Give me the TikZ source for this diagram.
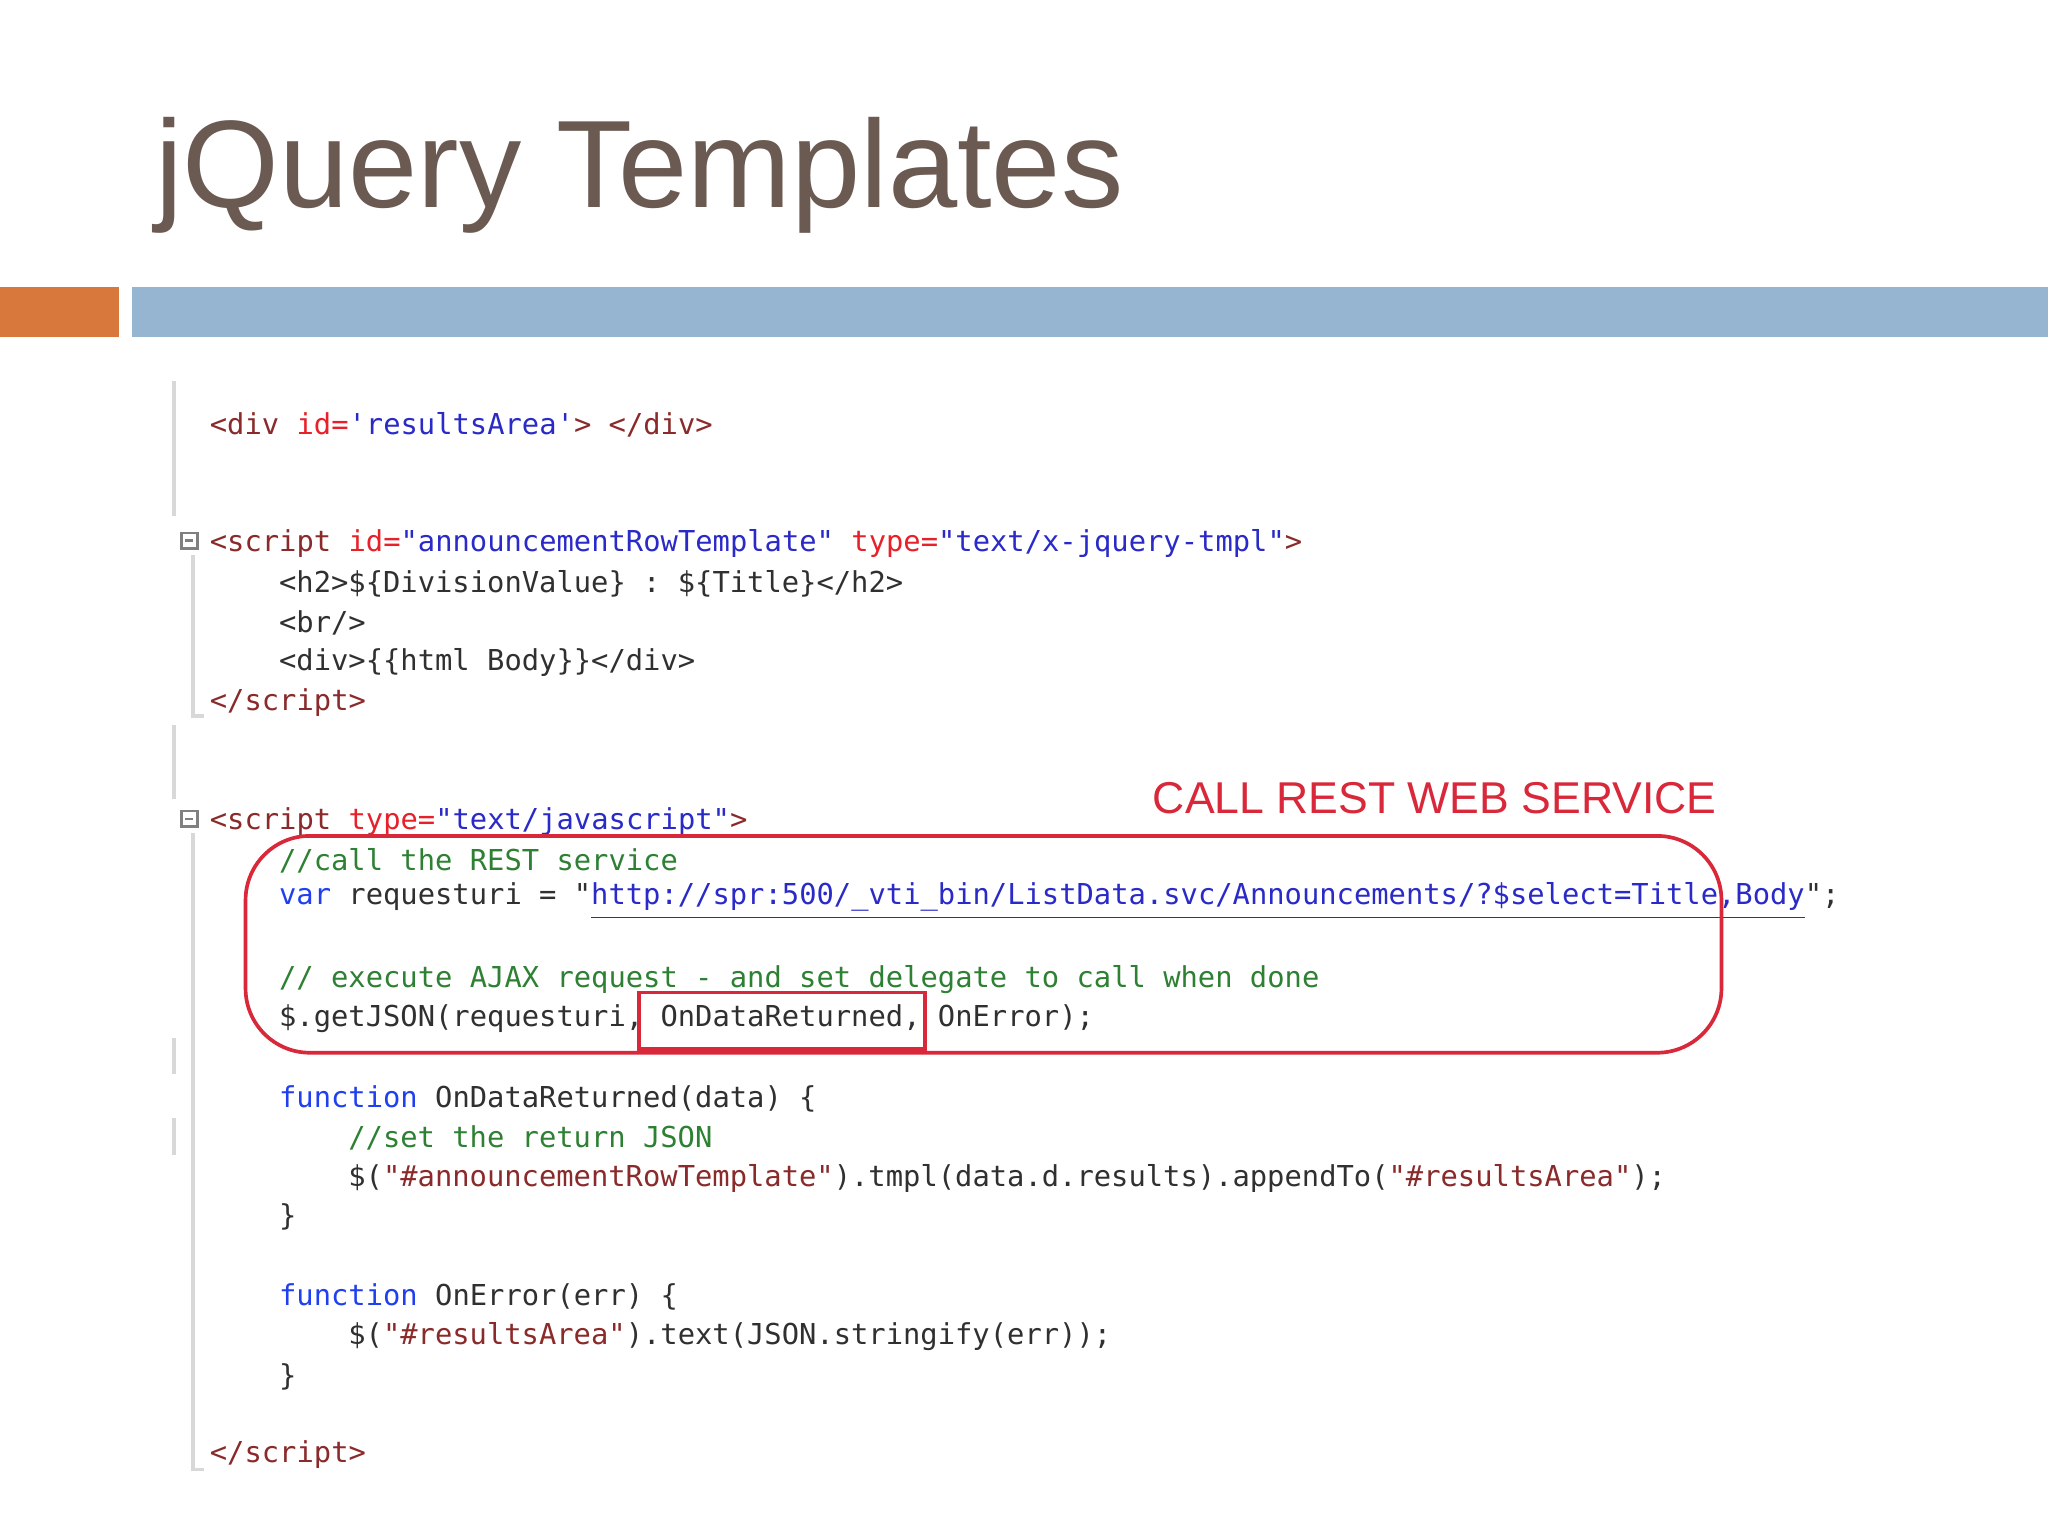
\documentclass[tikz,border=0pt]{standalone}
\usepackage{fontspec}
\setmainfont{Liberation Sans}
\setmonofont{DejaVu Sans Mono}
\definecolor{titlec}{HTML}{6B5A52}
\definecolor{orangec}{HTML}{D9783C}
\definecolor{bluebar}{HTML}{95B5D1}
\definecolor{tagc}{HTML}{8A2A2A}
\definecolor{attrc}{HTML}{E8202A}
\definecolor{valc}{HTML}{2A2AC8}
\definecolor{cmtc}{HTML}{2E8033}
\definecolor{kwc}{HTML}{2040F0}
\definecolor{codec}{HTML}{303030}
\definecolor{redbox}{HTML}{D8283A}
\definecolor{gutter}{HTML}{D8D8D8}
\newcommand\Tg[1]{\textcolor{tagc}{#1}}
\newcommand\At[1]{\textcolor{attrc}{#1}}
\newcommand\Va[1]{\textcolor{valc}{#1}}
\newcommand\Cm[1]{\textcolor{cmtc}{#1}}
\newcommand\Kw[1]{\textcolor{kwc}{#1}}
\begin{document}
\begin{tikzpicture}[x=0.01cm,y=-0.01cm,
  code/.style={anchor=west,inner sep=0pt,font=\ttfamily\fontsize{6.27pt}{7pt}\selectfont,text=codec},
  gut/.style={draw=gutter,line width=0.8pt}]
\useasboundingbox (0,0) rectangle (1568,1176);
\fill[white] (0,0) rectangle (1568,1176);
\node[anchor=west,inner sep=0pt,text=titlec,font=\fontsize{27.1pt}{30pt}\selectfont] (title) at (118,134) {jQuery Templates};
\fill[orangec] (0,220) rectangle (91,258);
\fill[bluebar] (101,220) rectangle (1568,258);
% gutter
\draw[gut] (133,292) -- (133,395);
\draw[gut] (148,425) -- (148,548) -- (156,548);
\draw[gut] (133,555) -- (133,612);
\draw[gut] (148,638) -- (148,1125) -- (156,1125);
\draw[gut] (133,795) -- (133,822);
\draw[gut] (133,856) -- (133,884);
\draw[draw=gray,line width=0.6pt] (139,408) rectangle (151,420);
\draw[draw=gray,line width=0.6pt] (142,414) -- (148,414);
\draw[draw=gray,line width=0.6pt] (139,621) rectangle (151,633);
\draw[draw=gray,line width=0.6pt] (142,627) -- (148,627);
% code
\node[code] (l1) at (160,325) {\Tg{<div} \At{id=}\Va{'resultsArea'}\Tg{> </div>}};
\node[code] (l2) at (160,416) {\Tg{<script} \At{id=}\Va{"announcementRowTemplate"} \At{type=}\Va{"text/x-jquery-tmpl"}\Tg{>}};
\node[code] (l3) at (213,447) {<h2>\$\{DivisionValue\} : \$\{Title\}</h2>};
\node[code] (l4) at (213,477) {<br/>};
\node[code] (l5) at (213,507) {<div>\{\{html Body\}\}</div>};
\node[code] (l6) at (160,538) {\Tg{</script>}};
\node[code] (l7) at (160,629) {\Tg{<script} \At{type=}\Va{"text/javascript"}\Tg{>}};
\node[code] (l8) at (213,659) {\Cm{//call the REST service}};
\node[code] (l9) at (213,690) {\Kw{var} requesturi = "\Va{\underline{http://spr:500/\_vti\_bin/ListData.svc/Announcements/?\$select=Title,Body}}";};
\node[code] (l10) at (213,750) {\Cm{// execute AJAX request - and set delegate to call when done}};
\node[code] (l11) at (213,780) {\$.getJSON(requesturi, OnDataReturned, OnError);};
\node[code] (l12) at (213,841) {\Kw{function} OnDataReturned(data) \{};
\node[code] (l13) at (266,871) {\Cm{//set the return JSON}};
\node[code] (l14) at (266,902) {\$(\Tg{"\#announcementRowTemplate"}).tmpl(data.d.results).appendTo(\Tg{"\#resultsArea"});};
\node[code] (l15) at (213,932) {\}};
\node[code] (l16) at (213,993) {\Kw{function} OnError(err) \{};
\node[code] (l17) at (266,1023) {\$(\Tg{"\#resultsArea"}).text(JSON.stringify(err));};
\node[code] (l18) at (213,1054) {\}};
\node[code] (l19) at (160,1114) {\Tg{</script>}};
% annotation
\node[anchor=west,inner sep=0pt,text=redbox,font=\fontsize{9.7pt}{12pt}\selectfont] (call) at (882,611) {CALL REST WEB SERVICE};
\draw[redbox,line width=0.8pt,rounded corners=14pt] (188,640) rectangle (1318,806);
\draw[redbox,line width=0.8pt] (489,760) rectangle (708,803);
\end{tikzpicture}
\end{document}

Requirement - Output an exact copy of the material, with the pictures removed.

Exercise response -
Give me the TikZ source for this diagram.
\documentclass[tikz,border=0pt]{standalone}
\usepackage{fontspec}
\setmainfont{Liberation Sans}
\setmonofont{DejaVu Sans Mono}
\definecolor{titlec}{HTML}{6B5A52}
\definecolor{orangec}{HTML}{D9783C}
\definecolor{bluebar}{HTML}{95B5D1}
\definecolor{tagc}{HTML}{8A2A2A}
\definecolor{attrc}{HTML}{E8202A}
\definecolor{valc}{HTML}{2A2AC8}
\definecolor{cmtc}{HTML}{2E8033}
\definecolor{kwc}{HTML}{2040F0}
\definecolor{codec}{HTML}{303030}
\definecolor{redbox}{HTML}{D8283A}
\definecolor{gutter}{HTML}{D8D8D8}
\newcommand\Tg[1]{\textcolor{tagc}{#1}}
\newcommand\At[1]{\textcolor{attrc}{#1}}
\newcommand\Va[1]{\textcolor{valc}{#1}}
\newcommand\Cm[1]{\textcolor{cmtc}{#1}}
\newcommand\Kw[1]{\textcolor{kwc}{#1}}
\begin{document}
\begin{tikzpicture}[x=0.01cm,y=-0.01cm,
  code/.style={anchor=west,inner sep=0pt,font=\ttfamily\fontsize{6.27pt}{7pt}\selectfont,text=codec},
  gut/.style={draw=gutter,line width=0.8pt}]
\useasboundingbox (0,0) rectangle (1568,1176);
\fill[white] (0,0) rectangle (1568,1176);
\node[anchor=west,inner sep=0pt,text=titlec,font=\fontsize{27.1pt}{30pt}\selectfont] (title) at (118,134) {jQuery Templates};
\fill[orangec] (0,220) rectangle (91,258);
\fill[bluebar] (101,220) rectangle (1568,258);
% gutter
\draw[gut] (133,292) -- (133,395);
\draw[gut] (148,425) -- (148,548) -- (156,548);
\draw[gut] (133,555) -- (133,612);
\draw[gut] (148,638) -- (148,1125) -- (156,1125);
\draw[gut] (133,795) -- (133,822);
\draw[gut] (133,856) -- (133,884);
\draw[draw=gray,line width=0.6pt] (139,408) rectangle (151,420);
\draw[draw=gray,line width=0.6pt] (142,414) -- (148,414);
\draw[draw=gray,line width=0.6pt] (139,621) rectangle (151,633);
\draw[draw=gray,line width=0.6pt] (142,627) -- (148,627);
% code
\node[code] (l1) at (160,325) {\Tg{<div} \At{id=}\Va{'resultsArea'}\Tg{> </div>}};
\node[code] (l2) at (160,416) {\Tg{<script} \At{id=}\Va{"announcementRowTemplate"} \At{type=}\Va{"text/x-jquery-tmpl"}\Tg{>}};
\node[code] (l3) at (213,447) {<h2>\$\{DivisionValue\} : \$\{Title\}</h2>};
\node[code] (l4) at (213,477) {<br/>};
\node[code] (l5) at (213,507) {<div>\{\{html Body\}\}</div>};
\node[code] (l6) at (160,538) {\Tg{</script>}};
\node[code] (l7) at (160,629) {\Tg{<script} \At{type=}\Va{"text/javascript"}\Tg{>}};
\node[code] (l8) at (213,659) {\Cm{//call the REST service}};
\node[code] (l9) at (213,690) {\Kw{var} requesturi = "\Va{\underline{http://spr:500/\_vti\_bin/ListData.svc/Announcements/?\$select=Title,Body}}";};
\node[code] (l10) at (213,750) {\Cm{// execute AJAX request - and set delegate to call when done}};
\node[code] (l11) at (213,780) {\$.getJSON(requesturi, OnDataReturned, OnError);};
\node[code] (l12) at (213,841) {\Kw{function} OnDataReturned(data) \{};
\node[code] (l13) at (266,871) {\Cm{//set the return JSON}};
\node[code] (l14) at (266,902) {\$(\Tg{"\#announcementRowTemplate"}).tmpl(data.d.results).appendTo(\Tg{"\#resultsArea"});};
\node[code] (l15) at (213,932) {\}};
\node[code] (l16) at (213,993) {\Kw{function} OnError(err) \{};
\node[code] (l17) at (266,1023) {\$(\Tg{"\#resultsArea"}).text(JSON.stringify(err));};
\node[code] (l18) at (213,1054) {\}};
\node[code] (l19) at (160,1114) {\Tg{</script>}};
% annotation
\node[anchor=west,inner sep=0pt,text=redbox,font=\fontsize{9.7pt}{12pt}\selectfont] (call) at (882,611) {CALL REST WEB SERVICE};
\draw[redbox,line width=0.8pt,rounded corners=14pt] (188,640) rectangle (1318,806);
\draw[redbox,line width=0.8pt] (489,760) rectangle (708,803);
\end{tikzpicture}
\end{document}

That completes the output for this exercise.